RPII: There wasn't any "a-ha" moment. When I was growing up, it was just the way it was: Pérez Prado [the Cuban bandleader-composer] came to the house. So did Nat "King" Cole, when he did his Spanish-language albums. My father wasn't a person who relished notoriety, so it wasn't as if there were big parties every night.

When did you decide that music publishing was what you wanted to do?

MMP: I spent eight years on Wall Street prior to joining ­peermusic. I did investment banking for media and entertainment companies. In 2008, I decided that wasn't the place to be, and I took the opportunity to join the ­company. At the time, I wasn't sure it was going to be my career path.

Ralph, you've been around the ­publishing business for decades. From the long-term perspective -- not just the last 10 years or so -- what kind of shape is the business in?

RPII: Obviously, around 2000, there was a major downturn. When the ­market is growing, you have more ­opportunity, and when the market shrinks, it reduces your flexibility. As much as any time that I can ­remember, the success of music publishers really depends on the external ­environment. It's terribly ­important to us and to every ­publisher, for ­example, that we get a reasonable outcome from the current Copyright Royalty Board deliberations. [Editor's note: The board will set the rate that music users pay for the use of songs in broad circumstances.]

It sounds like less of your success as a music ­publisher is under your control.
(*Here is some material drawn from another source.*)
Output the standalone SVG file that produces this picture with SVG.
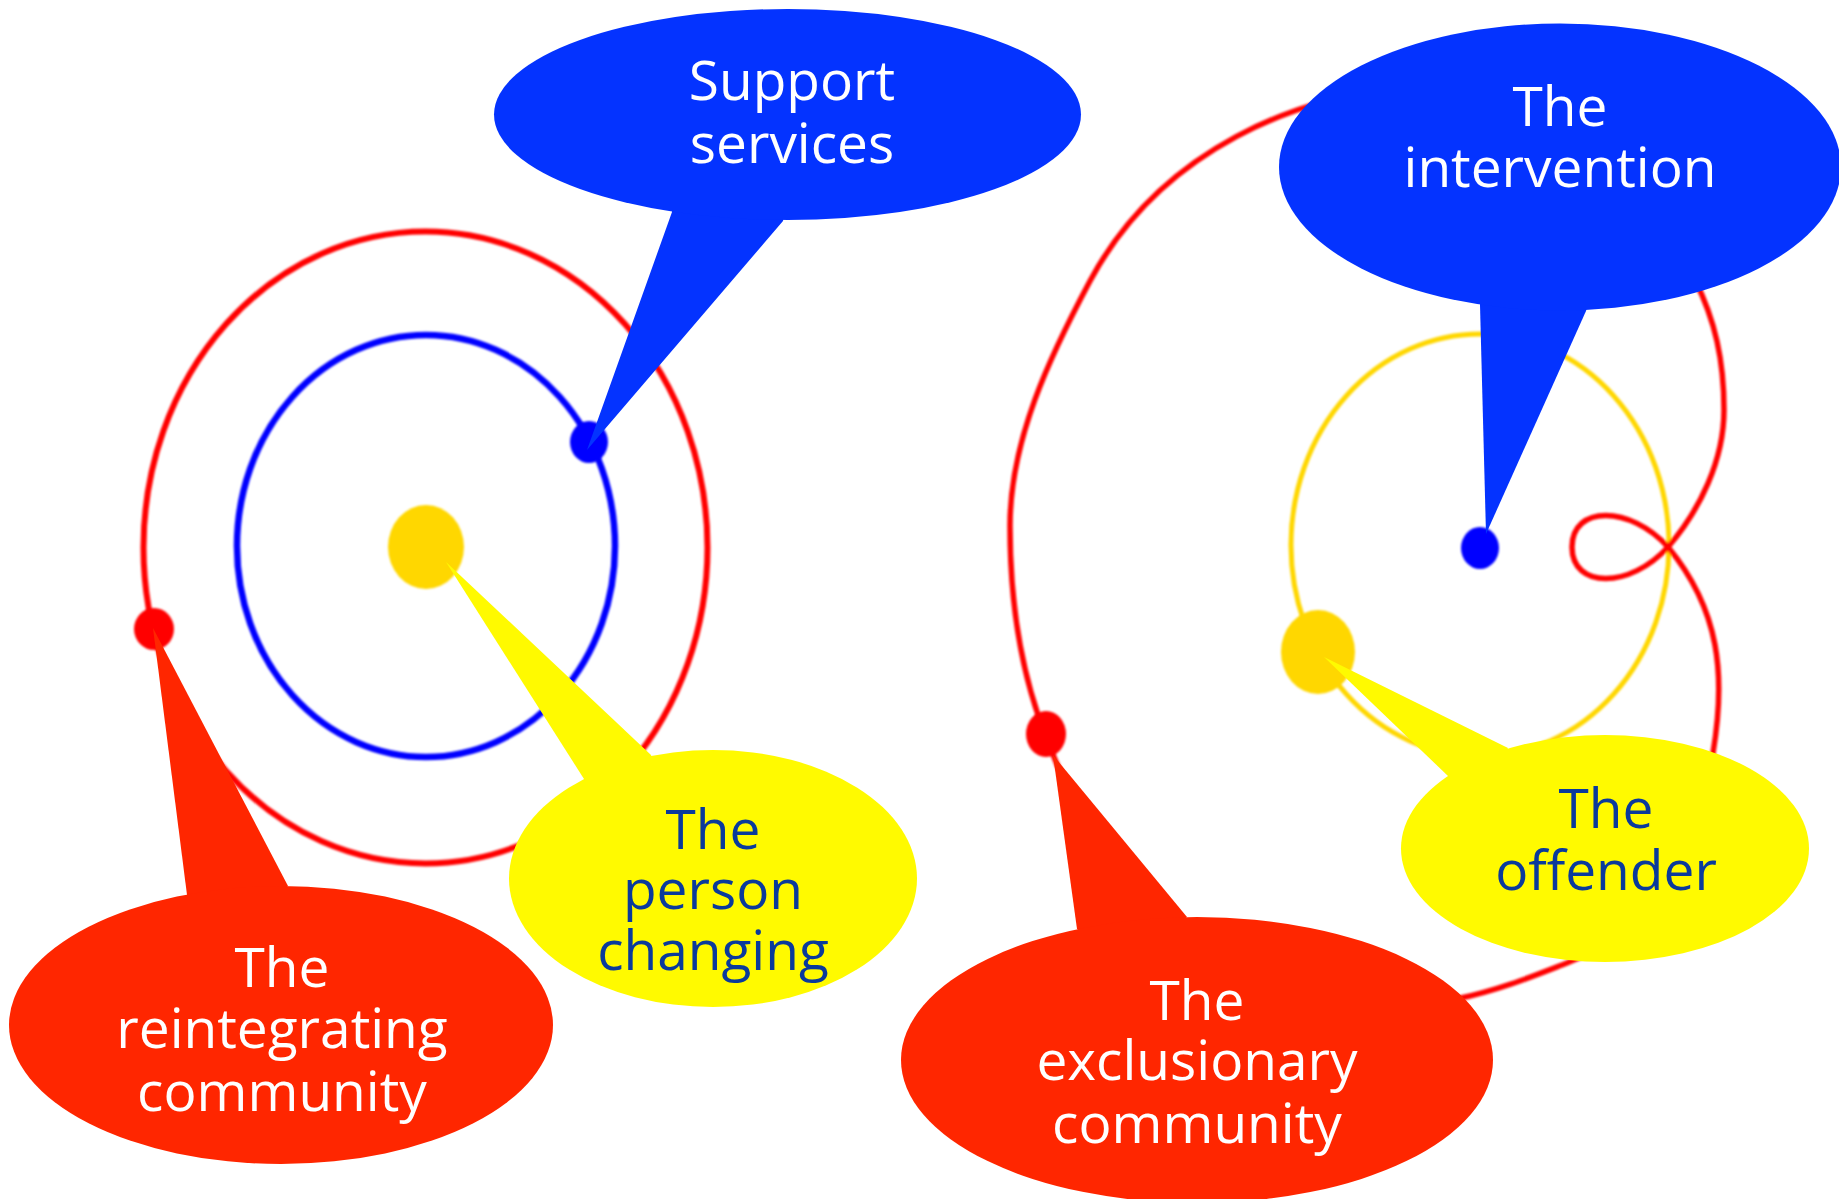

How much can you do about that as an independent publisher?

MMP: We're at a point where industry ­dynamics are ­driving our ­success in a lot of ways, which means we spend more time on those. It's a ­hit-driven ­business, and success goes up and down, but those external factors affect everything. A massive hit today is not going to have the same effect as it might have a decade ago.

RPII: But I would say that indies play a big role in affecting that, because we are in a position to do things that the majors, which have broader corporate interests, can't. It's not unusual for me to get a call saying, "Ralph, will you take the football on this?" There are things that [a major ­publisher] can do that I can't. But there are also issues where indies can lead the way.

A lot of the issues you're talking about, such as how ASCAP and BMI will operate in the digital age, will be decided in Washington, D.C. Are you optimistic about how the new ­administration will affect the ­publishing business?

RPII: We're still in the early days. But we know that Silicon Valley was pretty tight with the previous administration, and I don't think that's true of the new one. And the president has said that he wants to promote small businesses, and the ultimate small-business person is a songwriter. So we're optimistic about that.

There's now a great deal of optimism on the recorded-music side of the industry. Do you share that?

MMP: I'm optimistic. We're seeing a lot of growth, which is a nice place to be when you have such a ­significant ­catalog. We've been seeing some good results recently on the digital side. And we're at a point where digital services are consolidating, so there's only a ­handful we need to focus on getting good ­agreements with. And we continue to see strength in the synch market.

Which companies do you see as your peers -- sorry, your competitors? There aren't many other big family businesses in the music industry.

MMP: It's hard to come up with a company to compare ourselves to. We're family-run and family-owned, but we have a footprint that's much bigger than most companies like that. We have a lot of international offices and we represent local repertoire everywhere we operate, which not even all of the majors can say.

My grandfather's idea was to have a global network, and that's how the ­company still works. We think it's ­important to be active in local markets, signing acts, having executives on boards of collection societies. Unless you're ­operating in a territory, it's hard to pitch songs to the synch market or understand what the pricing is.

The international market has always been very important to peermusic.

RPII: Before we came along, Latin music was barely known in some territories. We broadened that with local lyrics and cover records, and many of those songs became international hits. Today, we still have greater access to international music than indies that don't have overseas offices -- especially in Latin music.

MMP: We have a ­significant international footprint, and as a result a lot of companies come to us for ­sub-publishing. Generally, majors have their own offices in every major territory. In terms of indies, we probably have the most offices. But we only take on clients who have their [copyright] data in order -- otherwise it's not worth it.

Mary Megan, you ran peermusic's ­operations in Argentina and opened the company's first office in Beijing. Did that prepare you for a more ­important managerial role at the ­company?

MMP: There's a huge ­learning curve. Running the office in Argentina let me appreciate all the local nuances in the business: how the ­collecting ­societies operate ­differently, how ­copyright ­varies in different ­countries. We've been in China since 2011. How that market will develop is still up in the air. A lot of Chinese companies are ­investing in U.S. content, which ­indicates a new respect for ­intellectual property in China. We recently won a lawsuit there when a label didn't come to us for a license, and we were awarded ­damages and legal fees. That's new for the Chinese market.

Ralph, how have lyrics played into the success of the company?

RPII: I'm a big proselytizer for recognizing lyrics as a standalone source of income online. We now have, as the majors do, agreements with Apple for payment based on the usage of lyrics. The important part is making the lyrics available, and we ask for the best efforts to include the composer names. We want the composers to be stars.

What are you most excited about now in terms of the publishing business?

MMP: I'm very excited about some of our writers who had great ­successes in 2016 -- that's one of the pleasures of working for an A&R-driven company. Michael Tyler and Jaron Boyer just had their first No. 1 country hit [with "Somewhere on a Beach"]. And in 2015 we signed the ­songwriting and ­production duo The Audibles, and they got their first Grammy nomination for a song on the Justin Bieber album.

During the past decade there have been many transactions in ­publishing. You must have had offers to sell. Have you ever thought about it?

RPII: When I first took over the business in 1980, I had lots of people asking if I wanted to sell, and I told them that this is a business that I care about. It's wonderful to work with creative people. To be involved in the culture that crosses our desks on a daily basis is a real privilege.